When dealers organise women-led demo days, adoption improves. Seeing another woman drive confidently removes hesitation faster than any brochure, and it builds a sense of belonging.

Where women see the biggest gains

Women farmers often report the strongest benefits in tasks where effort and timing directly affect output.

  • Land preparation and seedbed finishing for timely sowing
  • Sowing with seed drills for more uniform spacing
  • Interculture and ridging to manage weeds and conserve moisture
  • Haulage of inputs, fodder and produce, reducing manual transport
  • PTO-driven spraying where faster coverage is needed
  • Post-harvest movement, including grain and straw transport

With the right implements and routines, tractor time can also free up hours for livestock care, record keeping, or farm-side enterprises.

A buying checklist that keeps women at the centre

Before finalising a model, insist that the intended woman operator is part of the decision, from test drive to final paperwork.

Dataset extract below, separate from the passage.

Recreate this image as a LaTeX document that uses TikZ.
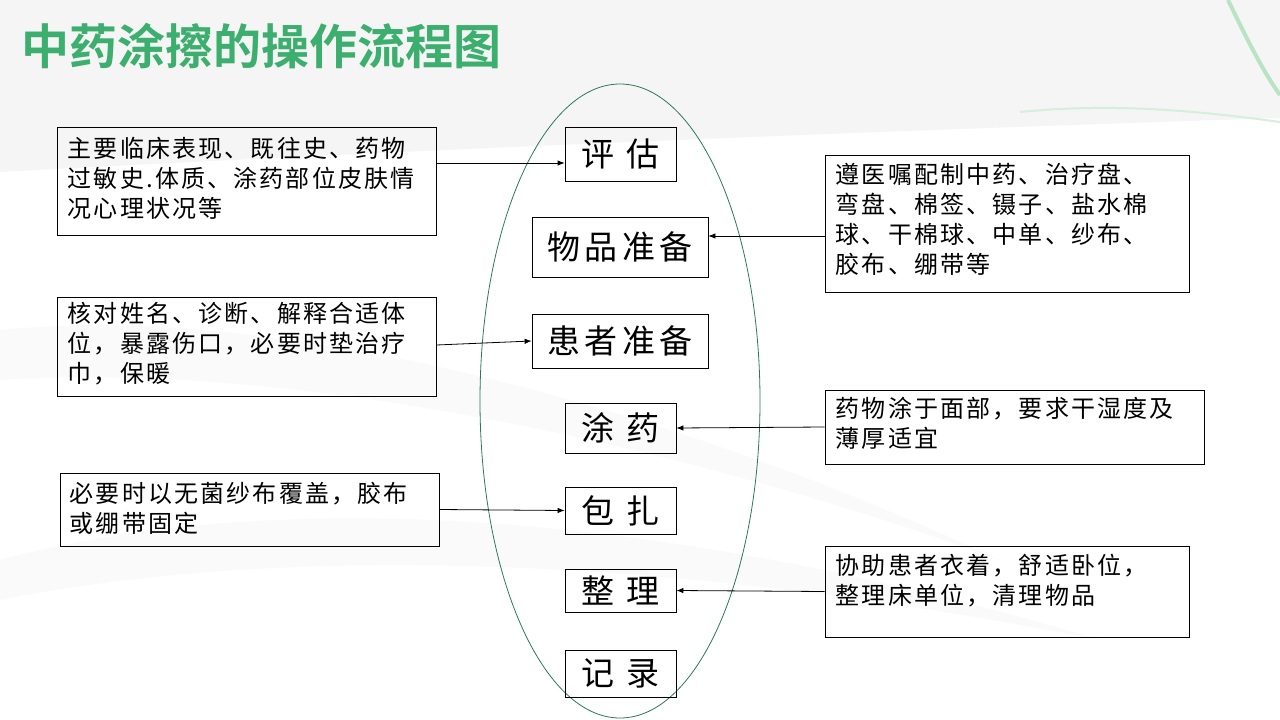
\documentclass[tikz,border=0pt]{standalone}
\usepackage{fontspec}
\newfontfamily\cjk{Noto Sans CJK SC}
\newfontfamily\cjkbox[LetterSpace=9]{Noto Sans CJK SC}
\newfontfamily\cjkmid[LetterSpace=14]{Noto Sans CJK SC}
\newfontfamily\cjkbold{Noto Sans CJK SC Bold}
\usetikzlibrary{arrows.meta,calc}
\definecolor{titlegreen}{RGB}{60,175,110}
\definecolor{ellgreen}{RGB}{45,120,85}
\definecolor{swoosh}{RGB}{185,228,195}
\tikzset{
  stepbox/.style={draw=black,line width=0.8pt,rectangle,inner sep=0pt},
  sidebox/.style={draw=black,line width=0.8pt,rectangle,inner sep=0pt},
  steptext/.style={font=\cjkmid\fontsize{33}{36}\selectfont,inner sep=0pt},
  sidetext/.style={font=\cjkbox\fontsize{24}{30}\selectfont,align=left,inner sep=0pt,anchor=north west},
  conn/.style={line width=0.8pt,-{Latex[length=7pt,width=5.5pt]}}
}
\begin{document}
\begin{tikzpicture}[x=1pt,y=-1pt]
\useasboundingbox (0,0) rectangle (1280,720);
% background
\fill[white] (0,0) rectangle (1280,720);
\fill[black!4] (0,0) -- (1280,0) -- (1280,118) .. controls (900,130) and (400,150) .. (0,172) -- cycle;
\draw[swoosh,line width=4pt] (1228,0) .. controls (1245,35) and (1262,70) .. (1280,95);
\draw[swoosh!60,line width=2pt] (1020,112) .. controls (1100,104) and (1180,108) .. (1280,122);
\fill[black!2] (0,330) .. controls (300,300) and (700,420) .. (1000,560) .. controls (700,450) and (300,360) .. (0,380) -- cycle;
\fill[black!2] (0,560) .. controls (300,480) and (700,520) .. (1100,640) .. controls (700,560) and (300,540) .. (0,600) -- cycle;
% title
\node[anchor=west,inner sep=0pt,text=titlegreen,font=\cjkbold\fontsize{48}{50}\selectfont] (title) at (21,46) {中药涂擦的操作流程图};
% ellipse
\draw[ellgreen,line width=0.8pt] (620,401) ellipse [x radius=140, y radius=317];
% step boxes
\node[stepbox,minimum width=111pt,minimum height=54pt] (E1) at (620.5,154) {};
\node[steptext] (E1t) at (E1.center) {评 估};
\node[stepbox,minimum width=176pt,minimum height=60pt] (E2) at (620,247) {};
\node[steptext] (E2t) at (E2.center) {物品准备};
\node[stepbox,minimum width=176pt,minimum height=54pt] (E3) at (620,341) {};
\node[steptext] (E3t) at (E3.center) {患者准备};
\node[stepbox,minimum width=111pt,minimum height=50pt] (E4) at (620.5,428) {};
\node[steptext] (E4t) at (E4.center) {涂 药};
\node[stepbox,minimum width=111pt,minimum height=47pt] (E5) at (620.5,510.5) {};
\node[steptext] (E5t) at (E5.center) {包 扎};
\node[stepbox,minimum width=111pt,minimum height=43pt] (E6) at (620.5,590.5) {};
\node[steptext] (E6t) at (E6.center) {整 理};
\node[stepbox,minimum width=111pt,minimum height=47pt] (E7) at (620.5,673.5) {};
\node[steptext] (E7t) at (E7.center) {记 录};
% side boxes
\node[sidebox,minimum width=379pt,minimum height=108pt] (L1) at (246.5,181) {};
\node[sidetext] (L1t) at ($(L1.north west)+(11,10)$) {主要临床表现、既往史、药物\\过敏史.体质、涂药部位皮肤情\\况心理状况等};
\node[sidebox,minimum width=364pt,minimum height=137pt] (R1) at (1007,223.5) {};
\node[sidetext] (R1t) at ($(R1.north west)+(11,8)$) {遵医嘱配制中药、治疗盘、\\弯盘、棉签、镊子、盐水棉\\球、干棉球、中单、纱布、\\胶布、绷带等};
\node[sidebox,minimum width=379pt,minimum height=99pt] (L2) at (246.5,346.5) {};
\node[sidetext] (L2t) at ($(L2.north west)+(11,5)$) {核对姓名、诊断、解释合适体\\位，暴露伤口，必要时垫治疗\\巾，保暖};
\node[sidebox,minimum width=379pt,minimum height=74pt] (R2) at (1014.5,427) {};
\node[sidetext] (R2t) at ($(R2.north west)+(11,7)$) {药物涂于面部，要求干湿度及\\薄厚适宜};
\node[sidebox,minimum width=379pt,minimum height=73pt] (L3) at (249.5,509.5) {};
\node[sidetext] (L3t) at ($(L3.north west)+(10,9)$) {必要时以无菌纱布覆盖，胶布\\或绷带固定};
\node[sidebox,minimum width=364pt,minimum height=91pt] (R3) at (1007,591.5) {};
\node[sidetext] (R3t) at ($(R3.north west)+(11,8)$) {协助患者衣着，舒适卧位，\\整理床单位，清理物品};
% connectors
\draw[conn] ([yshift=18pt]L1.east) -- ([yshift=-9pt]E1.west);
\draw[conn] ([yshift=-12.5pt]R1.west) -- ([yshift=11pt]E2.east);
\draw[conn] ([yshift=1.5pt]L2.east) -- (E3.west);
\draw[conn] (R2.west) -- (E4.east);
\draw[conn] (L3.east) -- (E5.west);
\draw[conn] (R3.west) -- (E6.east);
\end{tikzpicture}
\end{document}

  • Match horsepower to crop and soil needs, not to neighbour preferences
  • Confirm ease of steering, clutch effort and visibility during a test drive
  • Check operator training, implement support and local workshops
  • Compare service reach, technician response time and spare availability
  • Evaluate running costs alongside the tractor price
  • Choose safety first for haulage: braking confidence, lights and stability

Conclusion

Mahindra tractors can contribute to women’s empowerment when the focus remains on the entire experience, not just the purchase. A right-sized tractor, compatible implements, dependable service and respectful training together create real agency. As more women operate tractors, they gain control over farm timing, reduce physical strain and open new income routes through transport and custom work across varied crops and seasons. They also gain greater decision-making power within the family and the community, which is what lasting empowerment looks like.